**TASK PROMPT**
Repeat what the lines below say, word for word, and skip every image.

**STORED DATA**

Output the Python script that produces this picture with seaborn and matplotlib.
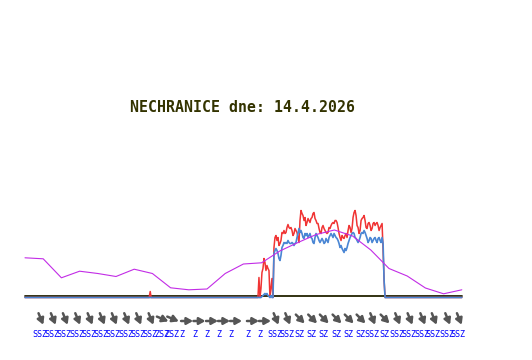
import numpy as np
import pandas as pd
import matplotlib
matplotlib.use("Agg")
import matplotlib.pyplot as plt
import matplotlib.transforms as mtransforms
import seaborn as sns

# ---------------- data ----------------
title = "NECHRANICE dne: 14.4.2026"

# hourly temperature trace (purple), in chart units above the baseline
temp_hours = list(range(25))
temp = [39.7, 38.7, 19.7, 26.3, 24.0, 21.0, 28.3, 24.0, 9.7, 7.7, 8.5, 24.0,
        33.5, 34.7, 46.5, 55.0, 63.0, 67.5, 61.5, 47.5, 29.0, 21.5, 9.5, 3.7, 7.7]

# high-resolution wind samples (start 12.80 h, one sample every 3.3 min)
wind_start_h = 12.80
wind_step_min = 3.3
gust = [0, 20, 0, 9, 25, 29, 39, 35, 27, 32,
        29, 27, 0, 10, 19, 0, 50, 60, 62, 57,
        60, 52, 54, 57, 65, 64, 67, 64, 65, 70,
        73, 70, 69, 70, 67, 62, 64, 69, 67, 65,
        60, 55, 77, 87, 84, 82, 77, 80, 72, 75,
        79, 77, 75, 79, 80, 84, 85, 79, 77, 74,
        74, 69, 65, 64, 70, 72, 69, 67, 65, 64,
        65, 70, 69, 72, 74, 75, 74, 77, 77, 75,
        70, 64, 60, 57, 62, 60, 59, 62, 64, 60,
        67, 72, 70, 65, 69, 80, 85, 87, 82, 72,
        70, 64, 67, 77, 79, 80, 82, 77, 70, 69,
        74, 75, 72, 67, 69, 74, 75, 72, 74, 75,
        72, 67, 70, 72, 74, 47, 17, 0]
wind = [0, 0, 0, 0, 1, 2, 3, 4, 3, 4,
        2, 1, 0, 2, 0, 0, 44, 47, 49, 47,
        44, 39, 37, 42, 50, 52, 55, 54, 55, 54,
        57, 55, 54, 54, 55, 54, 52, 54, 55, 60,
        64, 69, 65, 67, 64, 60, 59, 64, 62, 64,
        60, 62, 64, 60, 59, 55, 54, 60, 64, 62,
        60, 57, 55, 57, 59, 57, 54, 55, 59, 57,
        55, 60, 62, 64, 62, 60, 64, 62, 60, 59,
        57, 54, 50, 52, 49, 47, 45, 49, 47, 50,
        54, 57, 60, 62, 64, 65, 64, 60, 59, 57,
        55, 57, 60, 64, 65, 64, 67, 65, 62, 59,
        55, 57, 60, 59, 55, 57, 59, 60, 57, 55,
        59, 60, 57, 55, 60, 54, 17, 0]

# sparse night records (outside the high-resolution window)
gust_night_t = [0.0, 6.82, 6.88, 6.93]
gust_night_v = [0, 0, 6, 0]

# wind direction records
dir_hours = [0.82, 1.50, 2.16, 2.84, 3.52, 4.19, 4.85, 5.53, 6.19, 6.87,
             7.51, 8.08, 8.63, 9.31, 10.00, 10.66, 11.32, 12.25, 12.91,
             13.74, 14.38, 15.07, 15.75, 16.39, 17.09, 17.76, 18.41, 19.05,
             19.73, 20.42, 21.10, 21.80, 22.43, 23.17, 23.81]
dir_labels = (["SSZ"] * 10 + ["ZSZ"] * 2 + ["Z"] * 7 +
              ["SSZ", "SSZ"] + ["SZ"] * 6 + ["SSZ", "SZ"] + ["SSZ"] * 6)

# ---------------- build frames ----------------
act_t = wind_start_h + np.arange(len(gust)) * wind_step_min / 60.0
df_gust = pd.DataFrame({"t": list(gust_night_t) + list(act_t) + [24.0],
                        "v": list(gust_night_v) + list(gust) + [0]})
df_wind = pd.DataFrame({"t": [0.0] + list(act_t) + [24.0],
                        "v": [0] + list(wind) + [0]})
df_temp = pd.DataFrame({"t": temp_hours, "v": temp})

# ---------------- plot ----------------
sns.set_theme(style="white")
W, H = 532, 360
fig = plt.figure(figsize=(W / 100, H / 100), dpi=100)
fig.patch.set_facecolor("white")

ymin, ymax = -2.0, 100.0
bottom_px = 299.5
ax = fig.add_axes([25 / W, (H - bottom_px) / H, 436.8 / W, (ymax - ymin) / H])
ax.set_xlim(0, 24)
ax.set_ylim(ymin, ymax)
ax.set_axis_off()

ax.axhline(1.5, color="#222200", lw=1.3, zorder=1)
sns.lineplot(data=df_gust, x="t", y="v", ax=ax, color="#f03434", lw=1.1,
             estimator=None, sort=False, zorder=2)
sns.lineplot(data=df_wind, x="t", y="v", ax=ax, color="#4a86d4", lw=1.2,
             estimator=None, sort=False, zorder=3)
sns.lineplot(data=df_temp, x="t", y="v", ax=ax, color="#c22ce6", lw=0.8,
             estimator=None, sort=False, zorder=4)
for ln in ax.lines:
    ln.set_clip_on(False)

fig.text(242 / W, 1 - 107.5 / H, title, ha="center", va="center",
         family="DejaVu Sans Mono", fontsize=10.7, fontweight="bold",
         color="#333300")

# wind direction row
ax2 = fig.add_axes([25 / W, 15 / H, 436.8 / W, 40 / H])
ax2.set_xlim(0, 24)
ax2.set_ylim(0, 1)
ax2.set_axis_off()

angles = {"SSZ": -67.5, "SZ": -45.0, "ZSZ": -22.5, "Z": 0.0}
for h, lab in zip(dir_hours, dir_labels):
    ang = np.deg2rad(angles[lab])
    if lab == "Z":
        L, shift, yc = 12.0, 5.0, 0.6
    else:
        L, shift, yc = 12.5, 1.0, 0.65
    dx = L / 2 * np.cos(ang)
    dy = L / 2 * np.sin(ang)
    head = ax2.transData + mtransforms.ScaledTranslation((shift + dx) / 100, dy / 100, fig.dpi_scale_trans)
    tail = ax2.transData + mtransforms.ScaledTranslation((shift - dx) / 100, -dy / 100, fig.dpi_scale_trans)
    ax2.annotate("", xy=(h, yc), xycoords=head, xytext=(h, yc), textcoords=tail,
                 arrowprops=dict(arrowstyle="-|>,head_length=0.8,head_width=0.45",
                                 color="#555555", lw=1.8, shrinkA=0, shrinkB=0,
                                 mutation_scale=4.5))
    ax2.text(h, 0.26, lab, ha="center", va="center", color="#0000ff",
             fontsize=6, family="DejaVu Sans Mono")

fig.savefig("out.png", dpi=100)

**FULL SOLUTION**
Output the Python script that produces this picture with seaborn and matplotlib.
import numpy as np
import pandas as pd
import matplotlib
matplotlib.use("Agg")
import matplotlib.pyplot as plt
import matplotlib.transforms as mtransforms
import seaborn as sns

# ---------------- data ----------------
title = "NECHRANICE dne: 14.4.2026"

# hourly temperature trace (purple), in chart units above the baseline
temp_hours = list(range(25))
temp = [39.7, 38.7, 19.7, 26.3, 24.0, 21.0, 28.3, 24.0, 9.7, 7.7, 8.5, 24.0,
        33.5, 34.7, 46.5, 55.0, 63.0, 67.5, 61.5, 47.5, 29.0, 21.5, 9.5, 3.7, 7.7]

# high-resolution wind samples (start 12.80 h, one sample every 3.3 min)
wind_start_h = 12.80
wind_step_min = 3.3
gust = [0, 20, 0, 9, 25, 29, 39, 35, 27, 32,
        29, 27, 0, 10, 19, 0, 50, 60, 62, 57,
        60, 52, 54, 57, 65, 64, 67, 64, 65, 70,
        73, 70, 69, 70, 67, 62, 64, 69, 67, 65,
        60, 55, 77, 87, 84, 82, 77, 80, 72, 75,
        79, 77, 75, 79, 80, 84, 85, 79, 77, 74,
        74, 69, 65, 64, 70, 72, 69, 67, 65, 64,
        65, 70, 69, 72, 74, 75, 74, 77, 77, 75,
        70, 64, 60, 57, 62, 60, 59, 62, 64, 60,
        67, 72, 70, 65, 69, 80, 85, 87, 82, 72,
        70, 64, 67, 77, 79, 80, 82, 77, 70, 69,
        74, 75, 72, 67, 69, 74, 75, 72, 74, 75,
        72, 67, 70, 72, 74, 47, 17, 0]
wind = [0, 0, 0, 0, 1, 2, 3, 4, 3, 4,
        2, 1, 0, 2, 0, 0, 44, 47, 49, 47,
        44, 39, 37, 42, 50, 52, 55, 54, 55, 54,
        57, 55, 54, 54, 55, 54, 52, 54, 55, 60,
        64, 69, 65, 67, 64, 60, 59, 64, 62, 64,
        60, 62, 64, 60, 59, 55, 54, 60, 64, 62,
        60, 57, 55, 57, 59, 57, 54, 55, 59, 57,
        55, 60, 62, 64, 62, 60, 64, 62, 60, 59,
        57, 54, 50, 52, 49, 47, 45, 49, 47, 50,
        54, 57, 60, 62, 64, 65, 64, 60, 59, 57,
        55, 57, 60, 64, 65, 64, 67, 65, 62, 59,
        55, 57, 60, 59, 55, 57, 59, 60, 57, 55,
        59, 60, 57, 55, 60, 54, 17, 0]

# sparse night records (outside the high-resolution window)
gust_night_t = [0.0, 6.82, 6.88, 6.93]
gust_night_v = [0, 0, 6, 0]

# wind direction records
dir_hours = [0.82, 1.50, 2.16, 2.84, 3.52, 4.19, 4.85, 5.53, 6.19, 6.87,
             7.51, 8.08, 8.63, 9.31, 10.00, 10.66, 11.32, 12.25, 12.91,
             13.74, 14.38, 15.07, 15.75, 16.39, 17.09, 17.76, 18.41, 19.05,
             19.73, 20.42, 21.10, 21.80, 22.43, 23.17, 23.81]
dir_labels = (["SSZ"] * 10 + ["ZSZ"] * 2 + ["Z"] * 7 +
              ["SSZ", "SSZ"] + ["SZ"] * 6 + ["SSZ", "SZ"] + ["SSZ"] * 6)

# ---------------- build frames ----------------
act_t = wind_start_h + np.arange(len(gust)) * wind_step_min / 60.0
df_gust = pd.DataFrame({"t": list(gust_night_t) + list(act_t) + [24.0],
                        "v": list(gust_night_v) + list(gust) + [0]})
df_wind = pd.DataFrame({"t": [0.0] + list(act_t) + [24.0],
                        "v": [0] + list(wind) + [0]})
df_temp = pd.DataFrame({"t": temp_hours, "v": temp})

# ---------------- plot ----------------
sns.set_theme(style="white")
W, H = 532, 360
fig = plt.figure(figsize=(W / 100, H / 100), dpi=100)
fig.patch.set_facecolor("white")

ymin, ymax = -2.0, 100.0
bottom_px = 299.5
ax = fig.add_axes([25 / W, (H - bottom_px) / H, 436.8 / W, (ymax - ymin) / H])
ax.set_xlim(0, 24)
ax.set_ylim(ymin, ymax)
ax.set_axis_off()

ax.axhline(1.5, color="#222200", lw=1.3, zorder=1)
sns.lineplot(data=df_gust, x="t", y="v", ax=ax, color="#f03434", lw=1.1,
             estimator=None, sort=False, zorder=2)
sns.lineplot(data=df_wind, x="t", y="v", ax=ax, color="#4a86d4", lw=1.2,
             estimator=None, sort=False, zorder=3)
sns.lineplot(data=df_temp, x="t", y="v", ax=ax, color="#c22ce6", lw=0.8,
             estimator=None, sort=False, zorder=4)
for ln in ax.lines:
    ln.set_clip_on(False)

fig.text(242 / W, 1 - 107.5 / H, title, ha="center", va="center",
         family="DejaVu Sans Mono", fontsize=10.7, fontweight="bold",
         color="#333300")

# wind direction row
ax2 = fig.add_axes([25 / W, 15 / H, 436.8 / W, 40 / H])
ax2.set_xlim(0, 24)
ax2.set_ylim(0, 1)
ax2.set_axis_off()

angles = {"SSZ": -67.5, "SZ": -45.0, "ZSZ": -22.5, "Z": 0.0}
for h, lab in zip(dir_hours, dir_labels):
    ang = np.deg2rad(angles[lab])
    if lab == "Z":
        L, shift, yc = 12.0, 5.0, 0.6
    else:
        L, shift, yc = 12.5, 1.0, 0.65
    dx = L / 2 * np.cos(ang)
    dy = L / 2 * np.sin(ang)
    head = ax2.transData + mtransforms.ScaledTranslation((shift + dx) / 100, dy / 100, fig.dpi_scale_trans)
    tail = ax2.transData + mtransforms.ScaledTranslation((shift - dx) / 100, -dy / 100, fig.dpi_scale_trans)
    ax2.annotate("", xy=(h, yc), xycoords=head, xytext=(h, yc), textcoords=tail,
                 arrowprops=dict(arrowstyle="-|>,head_length=0.8,head_width=0.45",
                                 color="#555555", lw=1.8, shrinkA=0, shrinkB=0,
                                 mutation_scale=4.5))
    ax2.text(h, 0.26, lab, ha="center", va="center", color="#0000ff",
             fontsize=6, family="DejaVu Sans Mono")

fig.savefig("out.png", dpi=100)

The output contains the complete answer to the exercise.